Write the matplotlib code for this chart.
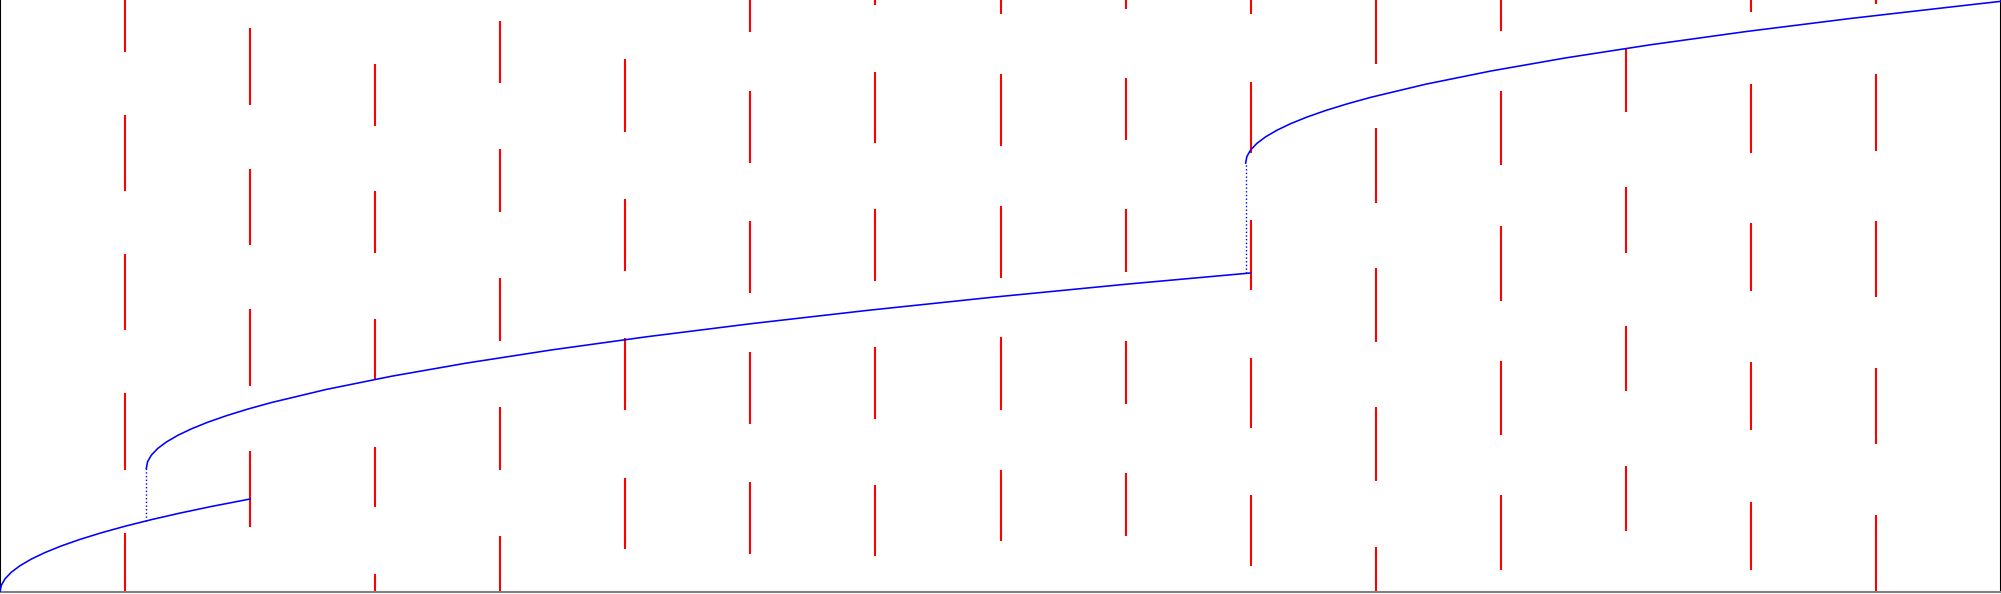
import matplotlib
matplotlib.use("Agg")
import matplotlib.pyplot as plt

# ---- data ----
# red dashes: one column per integer x, each dash given by (low, high)
col_x = [1, 2, 3, 4, 5, 6, 7, 8, 9, 10, 11, 12, 13, 14, 15]
dash_lo = [
    [8.21, 6.09, 3.98, 1.86, -0.26],
    [7.41, 5.27, 3.13, 0.99],
    [7.09, 5.16, 3.24, 1.29, -0.65],
    [7.74, 5.77, 3.82, 1.86, -0.10],
    [7.00, 4.88, 2.77, 0.66],
    [8.51, 6.52, 4.54, 2.56, 0.58],
    [8.92, 6.82, 4.73, 2.63, 0.54],
    [8.78, 6.78, 4.77, 2.77, 0.77],
    [8.87, 6.87, 4.86, 2.86, 0.85],
    [8.78, 6.67, 4.59, 2.50, 0.40],
    [8.03, 5.91, 3.80, 1.68, -0.44],
    [8.53, 6.49, 4.43, 2.38, 0.33],
    [7.29, 5.16, 3.05, 0.93],
    [8.81, 6.68, 4.57, 2.46, 0.33],
    [8.94, 6.71, 4.48, 2.25, 0.02],
]
dash_hi = [
    [9.36, 7.25, 5.14, 3.02, 0.89],
    [8.58, 6.43, 4.30, 2.15],
    [8.02, 6.09, 4.15, 2.21, 0.28],
    [8.68, 6.73, 4.77, 2.81, 0.85],
    [8.10, 5.98, 3.86, 1.74],
    [9.60, 7.62, 5.64, 3.65, 1.67],
    [10.0, 7.91, 5.82, 3.72, 1.63],
    [9.87, 7.87, 5.87, 3.87, 1.86],
    [9.82, 7.82, 5.82, 3.81, 1.81],
    [9.85, 7.75, 5.65, 3.56, 1.47],
    [9.16, 7.05, 4.93, 2.81, 0.69],
    [9.66, 7.61, 5.56, 3.51, 1.47],
    [8.27, 6.15, 4.04, 1.92],
    [9.86, 7.73, 5.61, 3.49, 1.37],
    [10.1, 7.87, 5.64, 3.41, 1.17],
]

# blue curve, three pieces
curve1_x = [0.0, 0.01, 0.04, 0.09, 0.16, 0.25, 0.36, 0.49, 0.64, 0.81, 1.00,
            1.21, 1.44, 1.69, 2.00]
curve1_y = [0.0, 0.10, 0.20, 0.30, 0.40, 0.50, 0.60, 0.70, 0.80, 0.90, 1.00,
            1.10, 1.20, 1.30, 1.414]
curve2_x = [1.17, 1.18, 1.21, 1.26, 1.33, 1.42, 1.53, 1.66, 1.81, 1.98, 2.17,
            2.61, 3.13, 3.73, 4.41, 5.17, 6.01, 6.93, 7.93, 9.01, 10.0]
curve2_y = [1.88, 1.98, 2.08, 2.18, 2.28, 2.38, 2.48, 2.58, 2.68, 2.78, 2.88,
            3.08, 3.28, 3.48, 3.68, 3.88, 4.08, 4.28, 4.48, 4.68, 4.85]
curve3_x = [9.96, 9.97, 10.00, 10.05, 10.12, 10.21, 10.32, 10.45, 10.60, 10.77,
            10.96, 11.40, 11.92, 12.52, 13.20, 13.96, 14.80, 15.72, 16.0]
curve3_y = [6.52, 6.62, 6.72, 6.82, 6.92, 7.02, 7.12, 7.22, 7.32, 7.42,
            7.52, 7.72, 7.92, 8.12, 8.32, 8.52, 8.72, 8.92, 8.98]

# dotted jumps between pieces
jump_x = [1.17, 9.96]
jump_from = [1.08, 4.845]
jump_to = [1.88, 6.52]

# ---- drawing ----
fig = plt.figure(figsize=(20.01, 5.94), dpi=100)
ax = fig.add_axes([0, 2 / 594, 1, 592 / 594])

for x, los, his in zip(col_x, dash_lo, dash_hi):
    ax.vlines([x] * len(los), los, his, colors="#ff0000", linewidth=1.5, zorder=2)

for cx, cy in [(curve1_x, curve1_y), (curve2_x, curve2_y), (curve3_x, curve3_y)]:
    ax.plot(cx, cy, color="#0000ff", linewidth=1.15, zorder=3)

ax.vlines(jump_x, jump_from, jump_to, colors="#0000ff", linestyles=":",
          linewidth=1.0, zorder=3)

ax.set_xlim(0, 16)
ax.set_ylim(0, 9.0)
ax.set_xticks([])
ax.set_yticks([])
ax.spines["top"].set_visible(False)
ax.spines["bottom"].set_color("gray")
ax.spines["bottom"].set_linewidth(1.5)
ax.spines["left"].set_color("black")
ax.spines["left"].set_linewidth(1.5)
ax.spines["right"].set_color("black")
ax.spines["right"].set_linewidth(1.5)

fig.savefig("out.png", dpi=100)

--- Job ---
Please reproduce the listing exactly from its opening line through the line that contains "import matplotlib.pyplot as plt", both included, with all pictures omitted.

--- Result of this task ---
Write the matplotlib code for this chart.
import matplotlib
matplotlib.use("Agg")
import matplotlib.pyplot as plt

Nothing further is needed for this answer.